Marcus’s daughter is an artist, and his jibing, slightly desultory son is halfway across the world. Although occasionally puzzled or frustrated by his children, he is a supportive figure. McCormack lost his own father when he was in his late 40s, so, he says, “I’ve always given fathers good press.” He adds: “Fathers in Irish literature tend to be sullen, depressive presences. Fathers in my own work tend to want the best for their sons.”

As a county engineer, Marcus works on small projects vital to the community—bridges, roads, schools. He becomes an engineer after a youthful flirtation with the priesthood and brings a near-religious sense of conviction to his vocation. “He turns from God and puts his faith in engineering and family and community,” McCormack says.

Solar Bones is a very human book about the sublimity of machines, a lyrical paean to engineering that stems from McCormack’s early days studying philosophy and the history of technology. “I suppose that all my life I’ve been a writer fascinated with engineers,” he says. “Writers write it, and painters paint it, but engineers make it. And I don’t think that those of us in the humanities forgive them for it. We think we made it, and resent them for building it. Civil engineering is no less than our music or poetry.”

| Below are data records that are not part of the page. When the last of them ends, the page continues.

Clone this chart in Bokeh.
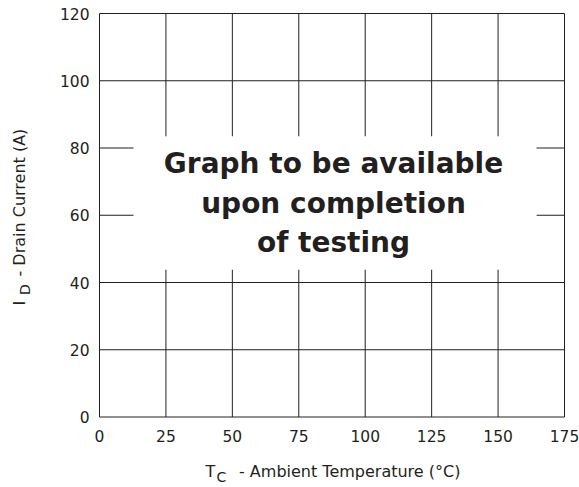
import math
from bokeh.plotting import figure
from bokeh.models import Label, FixedTicker, Range1d, LinearAxis
from bokeh.embed import file_html
from bokeh.resources import INLINE

# ---- data / text ----
x_ticks = [0, 25, 50, 75, 100, 125, 150, 175]
y_ticks = [0, 20, 40, 60, 80, 100, 120]
x_title_main, x_title_sub, x_title_rest = "T", "C", "- Ambient Temperature (°C)"
y_title_main, y_title_sub, y_title_rest = "I", "D", "- Drain Current (A)"
message_lines = ["Graph to be available", "upon completion", "of testing"]
# region (data units) blanked behind the placeholder message
mask_x = [12.8, 164.5]
mask_y = [43.8, 83.5]

INK = "#231f20"
FONT = "DejaVu Sans"

# ---- geometry (pixels) ----
W, H = 579, 487
BOX_L, BOX_R, BOX_T, BOX_B = 99.0, 564.0, 13.0, 416.5
kx = (BOX_R - BOX_L) / (x_ticks[-1] - x_ticks[0])
ky = (BOX_B - BOX_T) / (y_ticks[-1] - y_ticks[0])
xr = Range1d(x_ticks[0] - BOX_L / kx, x_ticks[-1] + (W - BOX_R) / kx)
yr = Range1d(y_ticks[0] - (H - BOX_B) / ky, y_ticks[-1] + BOX_T / ky)

p = figure(width=W, height=H, x_range=xr, y_range=yr,
           output_backend="svg", toolbar_location=None,
           x_axis_location=None, y_axis_location=None,
           min_border=0, min_border_left=0, min_border_right=0,
           min_border_top=0, min_border_bottom=0)
p.background_fill_color = "white"
p.border_fill_color = "white"
p.outline_line_color = None
p.xgrid.visible = False
p.ygrid.visible = False

# grid + box drawn from tick arrays
n_x, n_y = len(x_ticks), len(y_ticks)
p.segment(x0=x_ticks, x1=x_ticks, y0=[y_ticks[0]] * n_x, y1=[y_ticks[-1]] * n_x,
          line_color=INK, line_width=1)
p.segment(x0=[x_ticks[0]] * n_y, x1=[x_ticks[-1]] * n_y, y0=y_ticks, y1=y_ticks,
          line_color=INK, line_width=1)

# blank area behind message
p.quad(left=[mask_x[0]], right=[mask_x[1]], bottom=[mask_y[0]], top=[mask_y[1]],
       fill_color="white", line_color=None)

# axes fixed at the box edges
xaxis = LinearAxis(fixed_location=y_ticks[0], ticker=FixedTicker(ticks=x_ticks))
yaxis = LinearAxis(fixed_location=x_ticks[0], ticker=FixedTicker(ticks=y_ticks))
for ax in (xaxis, yaxis):
    ax.axis_line_color = None
    ax.major_tick_line_color = None
    ax.minor_tick_line_color = None
    ax.major_tick_out = 0
    ax.minor_tick_out = 0
    ax.major_tick_in = 0
    ax.minor_tick_in = 0
    ax.major_label_text_font = FONT
    ax.major_label_text_font_size = "15.5px"
    ax.major_label_text_color = INK
xaxis.major_label_standoff = 13
yaxis.major_label_standoff = 10
p.add_layout(xaxis, "below")
p.add_layout(yaxis, "left")

# empirical correction: rendered alphabetic baseline sits lower than the anchor
SHIFT = 0.38

def sy(y_img):
    return H - y_img

for txt, yb in zip(message_lines, [173.3, 213.3, 252.7]):
    p.add_layout(Label(x=333, y=sy(yb - SHIFT * 28), x_units="screen", y_units="screen",
                       text=txt, text_align="center", text_baseline="alphabetic",
                       text_font=FONT, text_font_style="bold",
                       text_font_size="28px", text_color=INK))

def lab(x, y_img, t, size):
    p.add_layout(Label(x=x, y=sy(y_img - SHIFT * size), x_units="screen", y_units="screen",
                       text=t, text_align="left", text_baseline="alphabetic",
                       text_font=FONT, text_font_size=f"{size}px", text_color=INK))

def vlab(x_img, y_img, t, size):
    p.add_layout(Label(x=x_img - SHIFT * size, y=sy(y_img), x_units="screen", y_units="screen",
                       text=t, angle=math.pi / 2, text_align="left",
                       text_baseline="alphabetic",
                       text_font=FONT, text_font_size=f"{size}px", text_color=INK))

# x axis title
lab(205, 477.3, x_title_main, 16)
lab(216, 482.0, x_title_sub, 14)
lab(238.5, 477.3, x_title_rest, 16)

# y axis title (rotated)
vlab(25, 305, y_title_main, 16)
vlab(30, 294.5, y_title_sub, 14)
vlab(25, 276, y_title_rest, 16)

open("out.html", "w").write(file_html(p, INLINE))
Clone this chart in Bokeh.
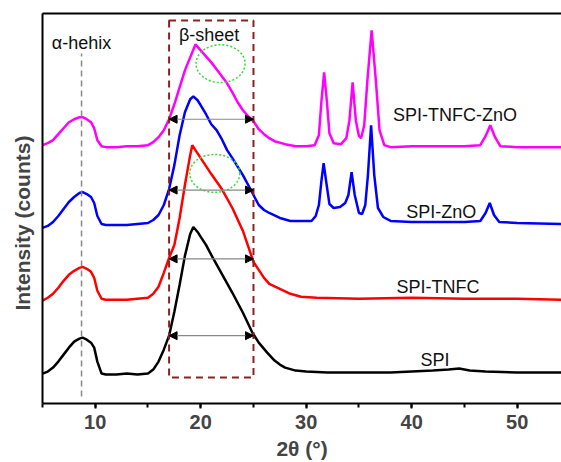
from bokeh.plotting import figure
from bokeh.models import (Range1d, LinearAxis, Arrow, NormalHead, SingleIntervalTicker,
                          FixedTicker, ColumnDataSource)
from bokeh.core.properties import value
from bokeh.embed import file_html
from bokeh.resources import INLINE

# ---------------- data (2theta in degrees, stacked intensity in a.u.) ----------------
theta_spi = [5.0, 5.5, 6.0, 6.5, 7.0, 7.5, 8.0, 8.5, 8.8, 9.2,
             9.6, 9.9, 10.2, 10.6, 11.0, 12.0, 13.0, 14.0, 15.0, 15.5,
             16.0, 16.5, 17.0, 17.5, 18.0, 18.5, 19.0, 19.3, 19.7, 20.0,
             20.5, 21.1, 22.0, 23.0, 24.0, 24.9, 25.5, 26.3, 27.0, 27.5,
             28.0, 29.0, 30.0, 32.0, 35.0, 38.0, 40.0, 42.0, 43.5, 44.5,
             45.5, 47.0, 50.0, 52.0, 54.5]
int_spi = [30, 32, 36, 42, 49, 56, 62, 65, 66, 64,
           61, 56, 42, 30, 29, 29, 30, 29, 30, 34,
           42, 54, 68, 92, 119, 148, 170, 177, 172, 167,
           159, 147, 130, 111, 91, 71, 61, 51, 43, 39,
           36, 33, 32, 31, 31, 31, 32, 33, 34, 35,
           33, 32, 31, 31, 31]

theta_tnfc = [5.0, 5.5, 6.0, 6.5, 7.0, 7.5, 8.0, 8.5, 8.8, 9.2,
              9.6, 9.9, 10.2, 10.6, 11.0, 12.0, 13.0, 14.0, 15.0, 15.5,
              16.0, 16.5, 17.0, 17.5, 18.0, 18.5, 19.0, 19.2, 19.5, 20.0,
              20.5, 21.0, 22.0, 23.0, 24.0, 25.0, 25.5, 26.0, 26.5, 27.5,
              28.5, 29.5, 31.0, 35.0, 40.0, 45.0, 50.0, 54.5]
int_tnfc = [103, 106, 110, 116, 123, 129, 133, 136, 137, 135,
            132, 126, 113, 105, 104, 104, 104, 105, 106, 110,
            117, 131, 146, 159, 186, 219, 249, 259, 254, 246,
            238, 230, 215, 196, 173, 142, 134, 126, 120, 115,
            110, 107, 106, 105, 106, 105, 105, 104]

theta_zno = [5.0, 5.5, 6.0, 6.5, 7.0, 7.5, 8.0, 8.5, 8.8, 9.2,
             9.6, 9.9, 10.2, 10.6, 11.0, 12.0, 13.0, 14.0, 15.0, 15.5,
             16.0, 16.5, 17.0, 17.5, 18.0, 18.5, 19.0, 19.3, 19.7, 20.0,
             20.5, 21.0, 21.5, 22.0, 22.5, 23.0, 24.0, 25.0, 25.5, 26.0,
             26.5, 27.5, 28.5, 29.5, 30.5, 30.9, 31.2, 31.45, 31.65, 31.9,
             32.2, 32.6, 33.2, 33.7, 34.0, 34.3, 34.6, 35.0, 35.3, 35.6,
             35.85, 36.15, 36.45, 36.8, 37.3, 38.0, 40.0, 45.0, 46.5, 47.0,
             47.4, 47.8, 48.3, 50.0, 54.5]
int_zno = [176, 178, 182, 188, 195, 202, 207, 211, 212, 210,
           207, 201, 188, 180, 179, 179, 179, 180, 181, 184,
           189, 199, 215, 239, 269, 292, 305, 308, 304, 299,
           290, 280, 274, 265, 254, 246, 229, 209, 199, 194,
           191, 186, 183, 183, 183, 188, 199, 224, 241, 222,
           200, 196, 197, 201, 209, 232, 209, 191, 190, 199,
           229, 279, 229, 196, 187, 183, 182, 182, 183, 191,
           201, 189, 182, 181, 180]

theta_tz = [5.0, 5.5, 6.0, 6.5, 7.0, 7.5, 8.0, 8.5, 8.8, 9.2,
            9.6, 9.9, 10.2, 10.6, 11.0, 12.0, 13.0, 14.0, 15.0, 15.5,
            16.0, 16.5, 17.0, 17.5, 18.0, 18.5, 19.0, 19.5, 20.0, 20.5,
            21.0, 21.5, 22.0, 22.5, 23.0, 23.5, 24.0, 24.5, 25.0, 25.5,
            26.0, 26.5, 27.0, 28.0, 29.0, 30.0, 30.8, 31.2, 31.45, 31.7,
            31.95, 32.2, 32.6, 33.3, 33.8, 34.1, 34.4, 34.7, 35.0, 35.2,
            35.5, 35.8, 36.2, 36.6, 36.95, 37.4, 38.0, 40.0, 45.0, 46.5,
            47.0, 47.45, 47.9, 48.4, 50.0, 54.5]
int_tz = [259, 261, 264, 270, 276, 282, 285, 287, 287, 285,
          282, 276, 264, 258, 257, 257, 258, 258, 259, 262,
          267, 274, 285, 300, 317, 334, 347, 360, 354, 348,
          342, 335, 328, 321, 312, 302, 294, 288, 283, 275,
          270, 266, 263, 260, 258, 258, 259, 269, 304, 332,
          304, 271, 261, 260, 266, 284, 322, 284, 268, 266,
          279, 324, 374, 324, 274, 259, 257, 258, 258, 259,
          268, 279, 267, 258, 257, 257]

series_names = ["SPI", "SPI-TNFC", "SPI-ZnO", "SPI-TNFC-ZnO"]
series_colors = ["#000000", "#ff0000", "#0000ff", "#ff00ff"]

# annotation positions (data units)
label_x = [42.2, 42.5, 42.8, 44.1]
label_y = [44, 117, 192, 289]
fwhm_levels = [68, 145, 214, 285]
box_left, box_right, box_bottom, box_top = 17.0, 25.0, 26, 384
helix_x = 8.7
ellipse_x = [21.88, 21.33]
ellipse_y = [340.7, 230.7]
ellipse_w = [4.65, 4.75]
ellipse_h = [38, 38]

FONT = "Liberation Sans"

p = figure(width=561, height=462, x_range=Range1d(5, 54.2), y_range=Range1d(0, 391),
           output_backend="svg", toolbar_location=None,
           min_border_left=42, min_border_right=0, min_border_top=13, min_border_bottom=58)
p.xgrid.visible = False
p.ygrid.visible = False
p.outline_line_color = None
p.background_fill_color = "white"
p.border_fill_color = "white"

xs = [theta_spi, theta_tnfc, theta_zno, theta_tz]
ys = [int_spi, int_tnfc, int_zno, int_tz]
for x, y, c in zip(xs, ys, series_colors):
    p.line(x, y, line_color=c, line_width=2.5)

# beta-sheet dashed box
p.quad(left=[box_left], right=[box_right], bottom=[box_bottom], top=[box_top],
       fill_color=None, line_color="#8b2222", line_dash="7 5", line_width=2)
# alpha-helix dashed line
p.segment(x0=[helix_x], y0=[7], x1=[helix_x], y1=[351], line_color="#888888",
          line_dash="6 4", line_width=1.5)
# green dotted ellipses
p.ellipse(x=ellipse_x, y=ellipse_y, width=ellipse_w, height=ellipse_h, fill_color=None,
          line_color="#33dd33", line_dash="2 2", line_width=1.5)
# double arrows
for lvl in fwhm_levels:
    p.add_layout(Arrow(start=NormalHead(size=8, fill_color="black", line_color="black"),
                       end=NormalHead(size=8, fill_color="black", line_color="black"),
                       x_start=box_left, y_start=lvl, x_end=box_right, y_end=lvl,
                       line_color="#888888", line_width=1.2))

src = ColumnDataSource(dict(x=label_x, y=label_y, t=series_names))
p.text(x="x", y="y", text="t", source=src, text_align="center", text_baseline="middle",
       text_font=value(FONT), text_font_size="18px", text_color="#111111")
p.text(x=[helix_x], y=[361], text=["α-hehix"], text_align="center", text_baseline="middle",
       text_font=value(FONT), text_font_size="18px", text_color="#111111")
p.text(x=[20.8], y=[369], text=["β-sheet"], text_align="center", text_baseline="middle",
       text_font=value(FONT), text_font_size="18px", text_color="#111111")

# axes
xa = p.xaxis[0]
xa.ticker = SingleIntervalTicker(interval=10, num_minor_ticks=2)
xa.axis_line_width = 2
xa.major_tick_line_width = 2
xa.minor_tick_line_width = 2
xa.major_tick_in = 0
xa.major_tick_out = 5
xa.minor_tick_in = 0
xa.minor_tick_out = 4
xa.major_label_text_font = FONT
xa.major_label_text_font_style = "bold"
xa.major_label_text_font_size = "20px"
xa.major_label_standoff = 6
xa.axis_label = "2θ (°)"
xa.axis_label_text_font = FONT
xa.axis_label_text_font_style = "bold"
xa.axis_label_text_font_size = "21px"
xa.axis_label_standoff = 5

ya = p.yaxis[0]
ya.ticker = FixedTicker(ticks=[])
ya.axis_line_width = 2
ya.major_tick_out = 0
ya.major_tick_in = 0
ya.minor_tick_out = 0
ya.minor_tick_in = 0
ya.major_label_standoff = 0
ya.axis_label = "Intensity (counts)" + "\u00a0" * 5
ya.axis_label_text_font = FONT
ya.axis_label_text_font_style = "bold"
ya.axis_label_text_font_size = "21px"
ya.axis_label_standoff = 9

top = LinearAxis(ticker=FixedTicker(ticks=[]), axis_line_width=2,
                 major_tick_out=0, major_tick_in=0, minor_tick_out=0, minor_tick_in=0,
                 major_label_standoff=0)
p.add_layout(top, "above")

open("out.html", "w").write(file_html(p, INLINE))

For McCormack, things are currently humming along smoothly. He is pleased with the reviews for Solar Bones, the response from younger writers, and the steady income from a teaching gig: “Such a strange thing having a paycheck coming in month after month.”

But McCormack seems most tickled by his author photo, or rather the man who took it: John Minihan, “the only photographer Beckett would let near him.” Minihan’s most famous image captured Beckett in contemplative ease at a Parisian café. The photographer shot McCormack in a less picturesque setting. “He brought me into a carpark,” recounts McCormack. “He said, ‘Lean up against the wall over there.’ It was a real thrill.”

Matt Seidel is a staff writer at the Millions.